MOSCOW -- Russian police have detained dozens of demonstrators outside the Moscow Election Commission headquarters after opposition candidates called for a sit-in protest following their exclusion from city council elections.
Opposition candidates Ilya Yashin, Lyubov Sobol, and Yulia Galyamina were among those taken to police stations on July 14 after several hours of peaceful protest.
Popular opposition figure Aleksei Navalny, who had been released from 10 days of house arrest on July 11, did not attend the protest.
OVD-Info, a nongovernmental organization that monitors Russian police, said 38 people had been arrested, while Moscow police said there had been "more than 25" detentions.
The police action came shortly after Sobol called on Muscovites to sit outside the headquarters until Moscow Election Commission Chairman Valentin Gorbunov met the opposition candidates, who are demanding they be included on the September ballot.
"If we don't defend elections now, then there won't be any more in Moscow," Sobol said in a Twitter post as she called for more citizens to join the protest.
Sobol told them to bring water, tents, and padding to sit on as they waited for the chairman. She also said she would go on a hunger strike until Gorbunov met her.
Gorbunov, who has overseen Moscow elections for the past quarter-century, was at his summer house for the day, the opposition leaders said they were told when they arrived at the headquarters.
The chairman denied in comments to local media that his commission unfairly excluded the candidates from the September city elections and accused Sobol of whipping up sentiment on social media.
Several hundred people gathered outside the headquarters, chanting, "This is not an election, this is fraud!" and "Allow fair elections!"
Some heeded Sobol's advice, carrying yoga mats for the sit-in while others brought food.
Police first cordoned off the area as people arrived with food and mats before moving in to break up the demonstration.
The opposition candidates held a protest earlier in the day in the center of Moscow to denounce their exclusion from the September city council race.
About 1,000 people joined them as they symbolically knocked on the office door of Mayor Sergei Sobyanin so he would "hear" their anger over the election snub.
They then made their way to the Moscow Election Committee headquarters to demand a meeting with Gorbunov.
Candidates had to submit 4,500 verifiable signatures of support by July 6 to the commission to be eligible to run in the September elections.
Voters had to give their address and passport details along with the name and signature.
The election commission claimed that many of the signatures for opposition candidates were invalid, declaring that either names, addresses, or passport details were incorrect.
Sobol had nearly 15 percent of her signatures invalidated, surpassing the permissible number of 10 percent, Gorbunov told reporters on July 14.
"She does not have enough signatures for registration. And through social media she is pressuring the election commission," he said.
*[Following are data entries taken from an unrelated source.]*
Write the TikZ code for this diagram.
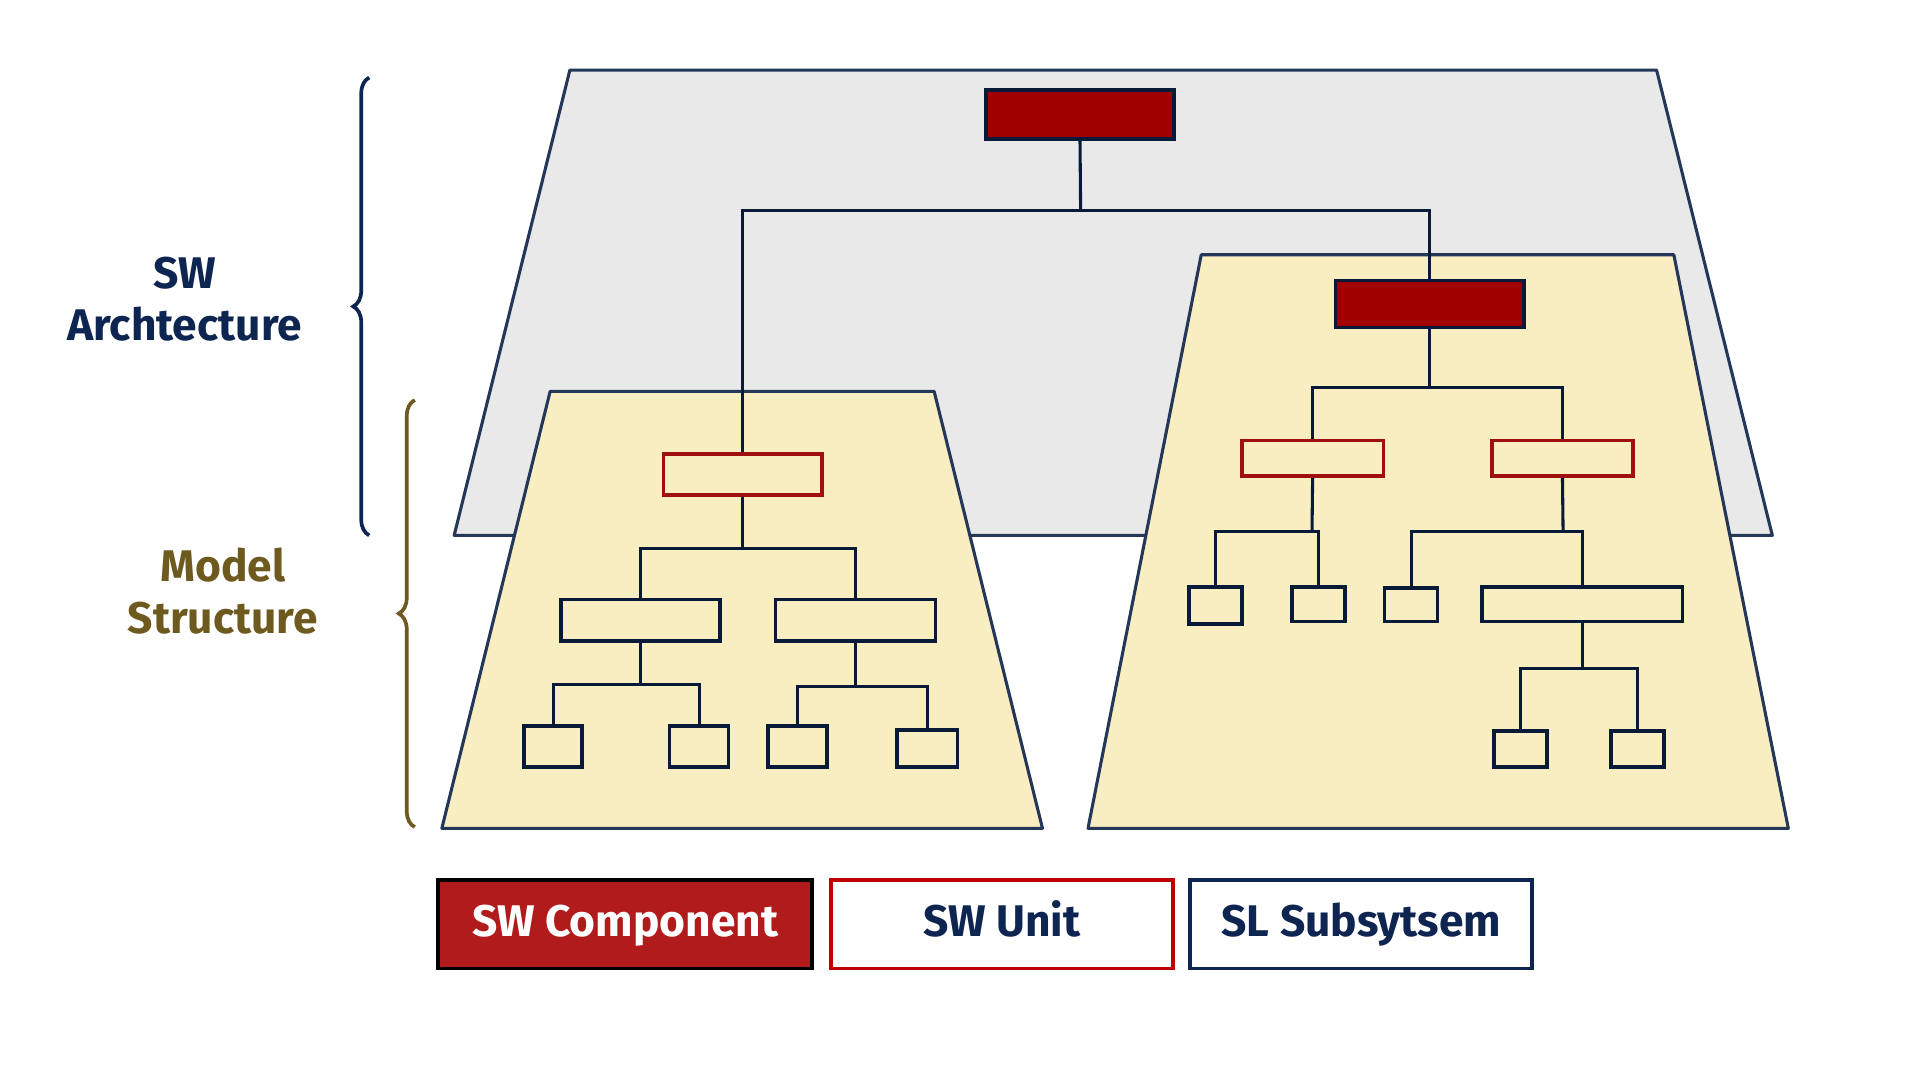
\documentclass[tikz,border=0pt]{standalone}
\usepackage{fontspec}
\setmainfont{Fira Sans}
\usetikzlibrary{decorations.pathreplacing}
\definecolor{navy}{HTML}{0D2550}
\definecolor{gold}{HTML}{6E5A1E}
\definecolor{comp}{HTML}{A00000}
\definecolor{legcomp}{HTML}{B21B1B}
\definecolor{beige}{HTML}{F9EDC2}
\definecolor{unitred}{HTML}{A01010}
\begin{document}
\begin{tikzpicture}[x=1pt,y=-1pt,
  plane/.style={draw=navy!80!gray,line width=2.5pt,line join=round},
  box/.style={draw=navy!70!black,line width=3pt,fill=beige,inner sep=0pt},
  compbox/.style={draw=navy!70!black,line width=3pt,fill=comp,inner sep=0pt},
  unitbox/.style={draw=unitred,line width=3pt,fill=beige,inner sep=0pt},
  wire/.style={draw=navy!70!black,line width=2.5pt},
  lbl/.style={font=\fontsize{36}{42}\selectfont\bfseries,align=center},
  leg/.style={lbl,line width=3pt,minimum height=72,text height=26pt,text depth=7pt}]
\useasboundingbox (0,0) rectangle (1560,878);
\fill[white] (0,0) rectangle (1560,878);
\filldraw[plane,fill=gray!17] (463,57) -- (1346,57) -- (1440,435) -- (369,435) -- cycle;
\filldraw[plane,fill=beige] (447,318) -- (759,318) -- (847,673) -- (359,673) -- cycle;
\filldraw[plane,fill=beige] (976,207) -- (1360,207) -- (1453,673) -- (884,673) -- cycle;
\newcommand{\bx}[6]{\node[#1,minimum width={#4-#2},minimum height={#5-#3}] (#6) at ({(#2+#4)/2},{(#3+#5)/2}) {};}
\bx{compbox}{801}{73}{954}{113}{top}
\bx{compbox}{1085}{228}{1238}{266}{rc}
\bx{unitbox}{539}{369}{668}{402}{lu}
\bx{box}{456}{487}{585}{521}{la}
\bx{box}{630}{487}{760}{521}{lb}
\bx{box}{426}{590}{473}{623}{la1}
\bx{box}{544}{590}{592}{623}{la2}
\bx{box}{624}{590}{672}{623}{lb1}
\bx{box}{729}{593}{778}{623}{lb2}
\bx{unitbox}{1009}{358}{1124}{387}{ru1}
\bx{unitbox}{1212}{358}{1327}{387}{ru2}
\bx{box}{966}{477}{1009}{507}{r11}
\bx{box}{1050}{477}{1093}{505}{r12}
\bx{box}{1125}{478}{1168}{505}{r21}
\bx{box}{1204}{477}{1367}{505}{r22}
\bx{box}{1214}{594}{1257}{623}{r221}
\bx{box}{1309}{594}{1352}{623}{r222}
\newcommand{\tree}[4]{\draw[wire] (#1.south) -- ++(0,#4) coordinate (#1j); \draw[wire] (#2.north) |- (#1j) -| (#3.north);}
\draw[wire] (top.south) -- (878,171) coordinate (tj);
\draw[wire] (lu.north) |- (tj) -| (rc.north);
\tree{lu}{la}{lb}{42}
\tree{la}{la1}{la2}{34}
\tree{lb}{lb1}{lb2}{35}
\tree{rc}{ru1}{ru2}{47}
\draw[wire] (ru1.south) -- (1066,432) coordinate (ru1j);
\draw[wire] (r11.north) |- (ru1j) -| (r12.north);
\draw[wire] (ru2.south) -- (1270,432) coordinate (ru2j);
\draw[wire] (r21.north) |- (ru2j) -| (r22.north);
\tree{r22}{r221}{r222}{37}
\draw[navy,line width=3pt,decorate,decoration={brace,amplitude=13pt}] (300,435) -- (300,63);
\draw[gold,line width=3pt,decorate,decoration={brace,amplitude=13pt}] (337,672) -- (337,325);
\node[lbl,text=navy] (swa) at (150,243) {SW\\Archtecture};
\node[lbl,text=gold] (ms) at (181,480) {Model\\Structure};
\node[leg,draw=black,fill=legcomp,text=white,minimum width=304] (lc) at (508,751) {SW Component};
\node[leg,draw=red!75!black,text=navy,minimum width=278] (lunit) at (814,751) {SW Unit};
\node[leg,draw=navy,text=navy,minimum width=278] (lsub) at (1106,751) {SL Subsytsem};
\end{tikzpicture}
\end{document}
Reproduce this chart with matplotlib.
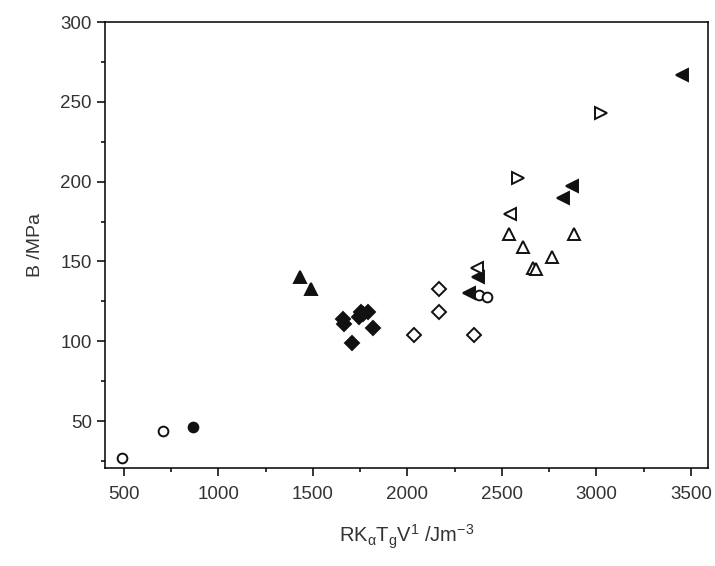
import matplotlib
matplotlib.use('Agg')
import matplotlib.pyplot as plt
from matplotlib.ticker import MultipleLocator

plt.rcParams['font.family'] = ['Liberation Sans', 'DejaVu Sans']
plt.rcParams['mathtext.fontset'] = 'custom'
plt.rcParams['mathtext.rm'] = 'Liberation Sans'
plt.rcParams['mathtext.it'] = 'Liberation Sans'

# data
open_circle_x = [490, 706, 2380, 2420]
open_circle_y = [27, 44, 129, 128]
filled_circle_x = [865]
filled_circle_y = [46]
filled_tri_up_x = [1431, 1488]
filled_tri_up_y = [140, 133]
filled_diamond_x = [1659, 1662, 1706, 1745, 1752, 1765, 1790, 1817]
filled_diamond_y = [114, 111, 99, 115, 118, 117, 118, 108]
open_diamond_x = [2034, 2167, 2167, 2352]
open_diamond_y = [104, 133, 118, 104]
filled_tri_left_x = [2325, 2373, 2823, 2871, 3452]
filled_tri_left_y = [130, 140, 190, 197, 267]
open_tri_left_x = [2368, 2542]
open_tri_left_y = [146, 180]
open_tri_up_x = [2537, 2611, 2664, 2678, 2764, 2881]
open_tri_up_y = [167, 159, 146, 145, 153, 167]
open_tri_right_x = [2585, 3024]
open_tri_right_y = [202, 243]

fig = plt.figure(figsize=(7.15, 5.66), dpi=100)
ax = fig.add_axes([0.147, 0.173, 0.843, 0.788])

ink = '#111111'
# (x, y, marker, filled, size)
series = [
    (open_circle_x, open_circle_y, 'o', False, 7),
    (filled_circle_x, filled_circle_y, 'o', True, 7),
    (filled_tri_up_x, filled_tri_up_y, '^', True, 8),
    (filled_diamond_x, filled_diamond_y, 'D', True, 7),
    (open_diamond_x, open_diamond_y, 'D', False, 7),
    (filled_tri_left_x, filled_tri_left_y, '<', True, 8),
    (open_tri_left_x, open_tri_left_y, '<', False, 8),
    (open_tri_up_x, open_tri_up_y, '^', False, 8),
    (open_tri_right_x, open_tri_right_y, '>', False, 8),
]
for x, y, m, filled, s in series:
    ax.plot(x, y, linestyle='none', marker=m, markersize=s,
            markerfacecolor=ink if filled else 'white',
            markeredgecolor=ink, markeredgewidth=1.4)

ax.set_xlim(400, 3590)
ax.set_ylim(20.5, 300)
ax.xaxis.set_major_locator(MultipleLocator(500))
ax.xaxis.set_minor_locator(MultipleLocator(250))
ax.yaxis.set_major_locator(MultipleLocator(50))
ax.yaxis.set_minor_locator(MultipleLocator(25))
ax.tick_params(which='major', direction='out', length=6, width=1.1,
               labelsize=13.5, labelcolor='#333333')
ax.tick_params(axis='x', which='major', pad=7)
ax.tick_params(which='minor', direction='out', length=3, width=1.1)
for sp in ax.spines.values():
    sp.set_linewidth(1.1)

ax.set_xlabel(r'RK$_\alpha$T$_g$V$^{1}$ /Jm$^{-3}$', fontsize=14.5,
              color='#333333', labelpad=14)
ax.set_ylabel('B /MPa', fontsize=14, color='#333333', labelpad=12)

fig.savefig('out.png', dpi=100)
Sobol shared on social media several examples of signatures that she claims were unfairly invalidated because the commission's database has incorrect voter information.
One voter named Vladimir who signed the petition in support of her candidacy is listed in the election database as "Vladmir," with the first "i" in his name missing.
Another signature was stricken because the voter's address was determined to be invalid. Yet the commission approved another person at the same address, she said.
The Interior Ministry's forensic handwriting expert concluded other signatures were fake, though Sobol has photos of the people signing their names.
Sobol, a prominent investigator with opposition politician Aleksei Navalny's Anti-Corruption Foundation, blamed her exclusion on Sobyanin.
"I am sure that the decision not to allow me to participate in the election was made personally by Sobyanin. In any other cases, the commission would not have agreed to such an obvious sham in the final protocol."
Sobyanin's office could not be immediately reached for comment, nor had he or his office posted any comment on social media.
Sobol earlier told RFE/RL that her campaign for the City Duma seat from Moscow's 43rd district has faced an onslaught of dirty tactics clearly aimed at intimidating her and her supporters and derailing her candidacy.